The European Union on Monday officially designated the military wing of Hezbollah as a terrorist organization. The blacklisting comes just over a year after the July 2012 bus bombing in Burgas, Bulgaria that killed five Israelis and a Bulgarian, and which Bulgarian investigators linked to the Iran-backed terror group. A Cypriot court subsequently convicted a confessed Hezbollah operative on terror-related charges, and the combination of the Bulgarian investigation and the Cypriot conviction brought significant pressure on the E.U. to formally acknowledge that a group which conducts terrorism on E.U. soil is indeed a terrorist organization for E.U. purposes.
The bloc distinguished between Hezbollah’s military wing and political wing, and only blacklisted the military wing.
Focus and analysis will now shift toward the degree to which that separation is sustainable or accurate. Hezbollah does not recognize the distinction. Hezbollah’s Deputy Secretary-General Naim Qassem gave a speech in 2012 on the question, during which he was quite explicit:
In his speech Saturday, Qassem rejected attempts to distinguish between Hezbollah as a political party and a resistance group, saying: “We don’t have a military wing and a political one; we don’t have Hezbollah on one hand and the resistance party on the other. “ “Every element of Hezbollah, from commanders to members as well as our various capabilities, are in the service of the resistance and we have nothing but the resistance as a priority,” he said.

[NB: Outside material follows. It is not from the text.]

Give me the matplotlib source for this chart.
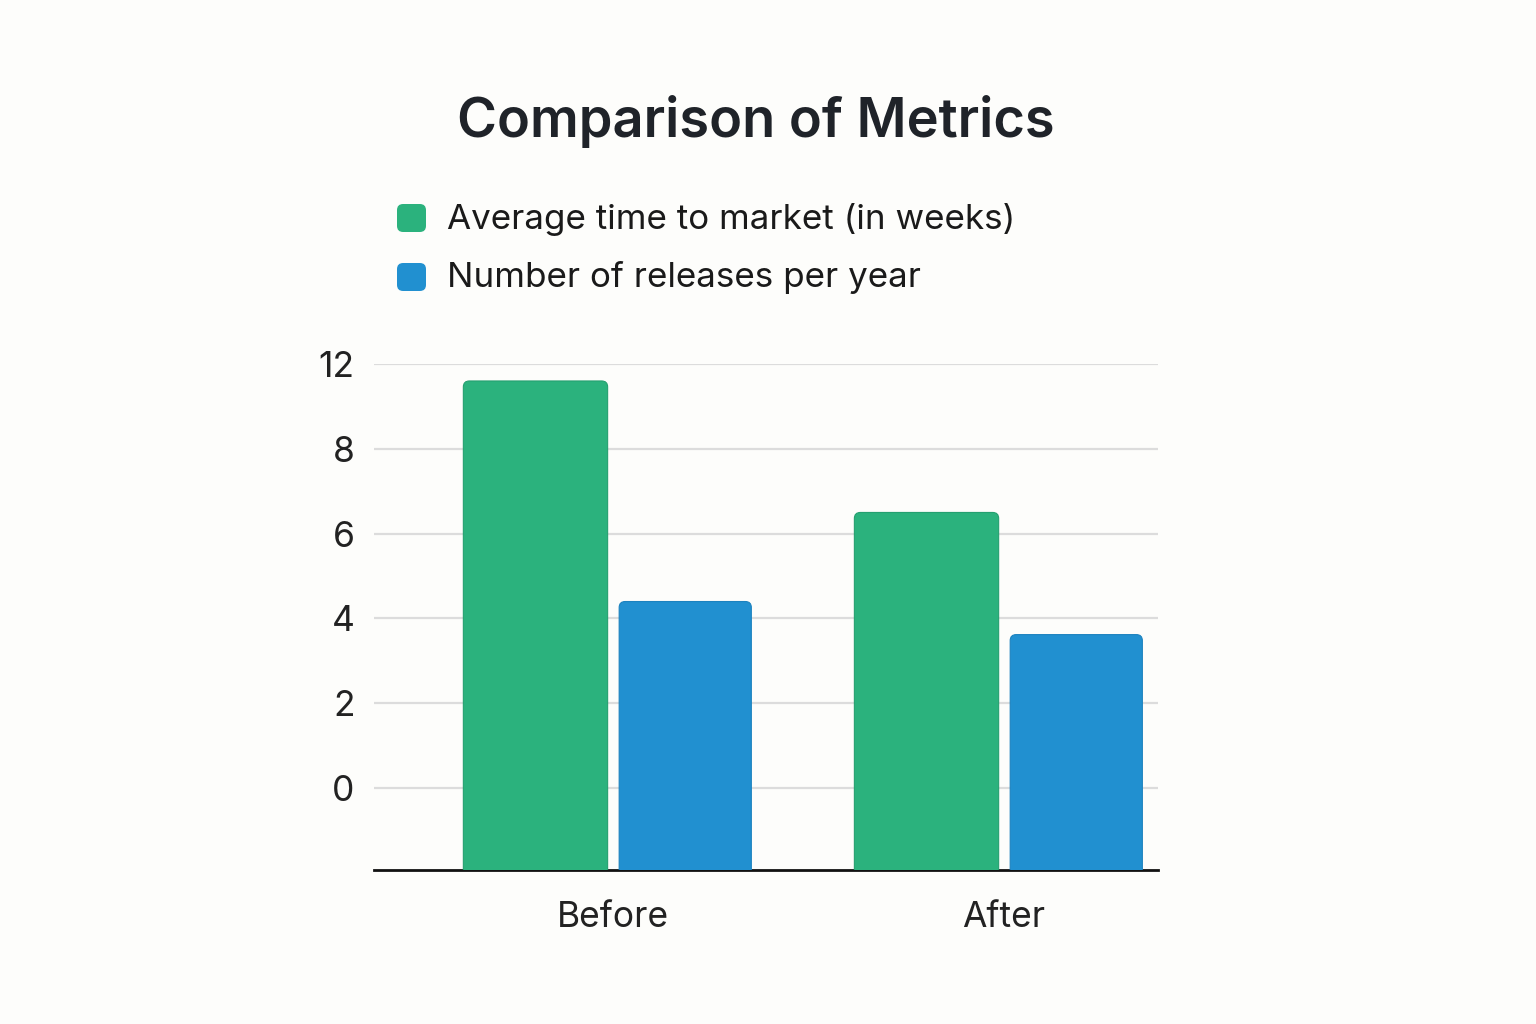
import matplotlib.pyplot as plt
from matplotlib.patches import FancyBboxPatch
import numpy as np

plt.rcParams['font.family'] = ['Inter', 'DejaVu Sans']

categories = ['Before', 'After']
time_to_market = [9.6, 6.5]
releases_per_year = [4.4, 3.62]
series_names = ['Average time to market (in weeks)', 'Number of releases per year']
ytick_pos = [0, 2, 4, 6, 8, 10]
ytick_labels = ['0', '2', '4', '6', '8', '12']

green = '#2bb27d'
blue = '#2190d0'
bg = '#fdfdfb'

fig = plt.figure(figsize=(15.36, 10.24), dpi=100, facecolor=bg)
ax = fig.add_axes([374 / 1536, 1 - 870 / 1024, 784 / 1536, (870 - 364) / 1024])
ax.set_facecolor(bg)

ybottom = -1.93
ax.set_xlim(-0.597, 1.408)
ax.set_ylim(ybottom, 10.0)

x = np.arange(len(categories))
base = -3.0
px_x = 391.0
px_y = 42.5
r = 6 / px_x
for xi, v in zip(x, time_to_market):
    w = 0.369
    p = FancyBboxPatch((xi - 0.184 - w / 2, base), w, v - base,
                       boxstyle=f'round,pad=0,rounding_size={r}',
                       mutation_aspect=px_x / px_y,
                       fc=green, ec='#25a070', lw=0.8, zorder=3)
    ax.add_patch(p)
for xi, v in zip(x, releases_per_year):
    w = 0.338
    p = FancyBboxPatch((xi + 0.199 - w / 2, base), w, v - base,
                       boxstyle=f'round,pad=0,rounding_size={r}',
                       mutation_aspect=px_x / px_y,
                       fc=blue, ec='#1c82bf', lw=0.8, zorder=3)
    ax.add_patch(p)

ax.set_yticks(ytick_pos)
ax.set_yticklabels(ytick_labels)
ax.yaxis.grid(True, color='#dcdcdc', lw=1.6, zorder=0)
ax.set_axisbelow(True)
ax.set_xticks(x + 0.013)
ax.set_xticklabels(categories)
ax.tick_params(axis='both', length=0, labelsize=25.5, colors='#222222')
ax.tick_params(axis='y', pad=14)
ax.tick_params(axis='x', pad=22)
for s in ['top', 'right', 'left']:
    ax.spines[s].set_visible(False)
ax.spines['bottom'].set_color('#111111')
ax.spines['bottom'].set_linewidth(2)

fig.text(756 / 1536, 1 - 122 / 1024, 'Comparison of Metrics', ha='center', va='center',
         fontsize=39, fontweight='semibold', color='#1f2329')

for i, (name, c) in enumerate(zip(series_names, [green, blue])):
    yc = 218 + i * 59
    fig.patches.append(FancyBboxPatch((397 / 1536, 1 - (yc + 14) / 1024), 29 / 1536, 28 / 1024,
                                      boxstyle='round,pad=0,rounding_size=0.004',
                                      mutation_aspect=1536 / 1024,
                                      transform=fig.transFigure, fc=c, ec='none'))
    fig.text(447 / 1536, 1 - (yc + 1) / 1024, name, ha='left', va='center',
             fontsize=25.2, color='#1a1a1a')

fig.savefig('out.png', dpi=100, facecolor=bg)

Qassem had made the same point in 2009:
The buzz in Europe is that a designation is increasingly likely, but that the EU will only sanction the military wing. The very concept of a bifurcated Hezbollah is something that many other countries reject, including Israel, Canada, the United States, and the Netherlands. But it is also worth recalling that Hezbollah deputy leader Naim Qassem also rejects it. He told in the Los Angeles Times in 2009 that the “same leadership that directs the parliamentary and government work also leads jihad actions in the struggle against Israel.

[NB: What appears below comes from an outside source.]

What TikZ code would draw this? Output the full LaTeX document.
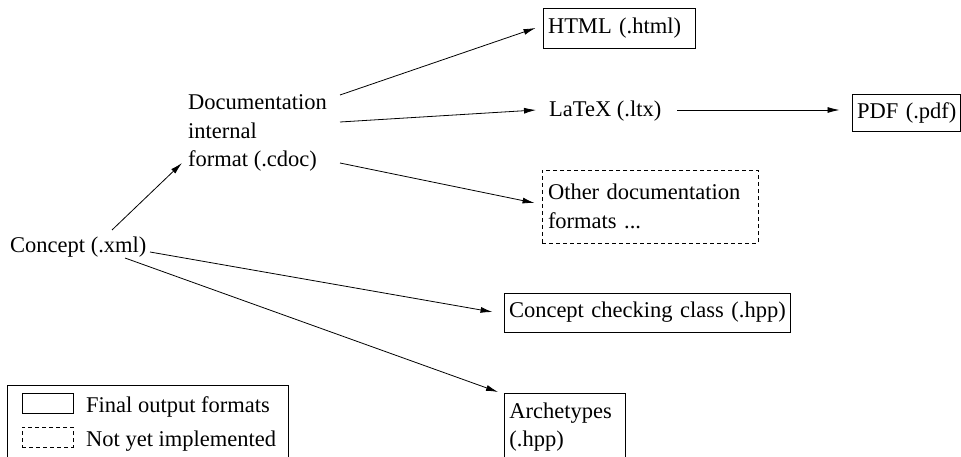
\documentclass[tikz,border=0pt]{standalone}
\usepackage{fontspec}
\setmainfont{Liberation Serif}
\usetikzlibrary{arrows.meta}

\tikzset{
  lbl/.style={inner sep=0pt, font=\fontsize{22.5}{28.5}\selectfont, align=left},
  outbox/.style={draw, line width=0.9pt, inner xsep=5pt, inner ysep=0pt,
    font=\fontsize{22.5}{28.5}\selectfont, align=left},
  todobox/.style={outbox, dash pattern=on 4pt off 3pt},
  keybox/.style={draw, line width=0.9pt, minimum width=51pt, minimum height=20pt, inner sep=0pt},
  flow/.style={line width=0.8pt, -{Latex[length=12pt,width=6pt]}}
}

\begin{document}
\begin{tikzpicture}[x=1pt, y=-1pt]
  \useasboundingbox (0,0) rectangle (961,457);

  % sources and intermediate format (base anchor sits on the last line)
  \node[lbl, anchor=base west] (concept) at (10,252) {Concept (.xml)};
  \node[lbl, anchor=base west] (doc) at (188,167) {Documentation\\internal\\format (.cdoc)};
  \node[lbl, anchor=base west] (latex) at (549,117) {LaTeX (.ltx)};

  % generated outputs
  \node[outbox, text width=142pt, minimum height=40pt] (html) at (619,28) {\mbox{HTML (.html)}};
  \node[outbox, text width=98pt, minimum height=37pt] (pdf) at (906,112.5) {\mbox{PDF (.pdf)}};
  \node[todobox, text width=204pt, minimum height=73pt, inner xsep=6pt] (other) at (650,206.5) {\mbox{Other documentation}\\\mbox{formats ...}};
  \node[outbox, text width=276pt, minimum height=39pt] (check) at (647,312.5) {\mbox{Concept checking class (.hpp)}};
  \node[outbox, text width=111pt, inner ysep=9pt, anchor=north west] (arch) at (504,393) {\mbox{Archetypes}\\\mbox{(.hpp)}};

  % conversions
  \draw[flow] ([shift={(102,-22)}]concept.base west) -- ([shift={(-6,-4)}]doc.base west);
  \draw[flow] ([shift={(152,-72)}]doc.base west) -- ([shift={(-7,0)}]html.west);
  \draw[flow] ([shift={(152,-45)}]doc.base west) -- ([shift={(-13,-7)}]latex.base west);
  \draw[flow] ([shift={(152,-4)}]doc.base west) -- ([shift={(-7,-3.5)}]other.west);
  \draw[flow] ([shift={(128,-7)}]latex.base west) -- ([shift={(-12,-2.5)}]pdf.west);
  \draw[flow] ([shift={(140,0)}]concept.base west) -- ([shift={(-11,-0.5)}]check.west);
  \draw[flow] ([shift={(115,6)}]concept.base west) -- ([shift={(-6,-1)}]arch.north west);

  % legend
  \node[draw, line width=0.9pt, anchor=north west, minimum width=281pt, minimum height=90pt, inner sep=0pt] (legend) at (7,385) {};
  \node[keybox] (solidkey) at (47.5,403) {};
  \node[keybox, dash pattern=on 4pt off 3pt] (dashkey) at (47.5,437) {};
  \node[lbl, anchor=base west] (solidtext) at (86,412) {Final output formats};
  \node[lbl, anchor=base west] (dashtext) at (86,446) {Not yet implemented};
\end{tikzpicture}
\end{document}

U.S. counterterrorism specialists and the U.S. intelligence community have analyzed Hezbollah’s organizational structure and concluded that Hezbollah leaders are telling the truth when they deny that there are meaningful distinctions between the various parts of the organization:
And though Hezbollah is composed of multiple committees and branches, it operates as a single entity. Hezbollah, the U.S. intelligence community has determined , is “a multifaceted, disciplined organization that combines political, social, paramilitary, and terrorist elements” and is one in which decisions “to resort to arms or terrorist tactics [are] carefully calibrated.”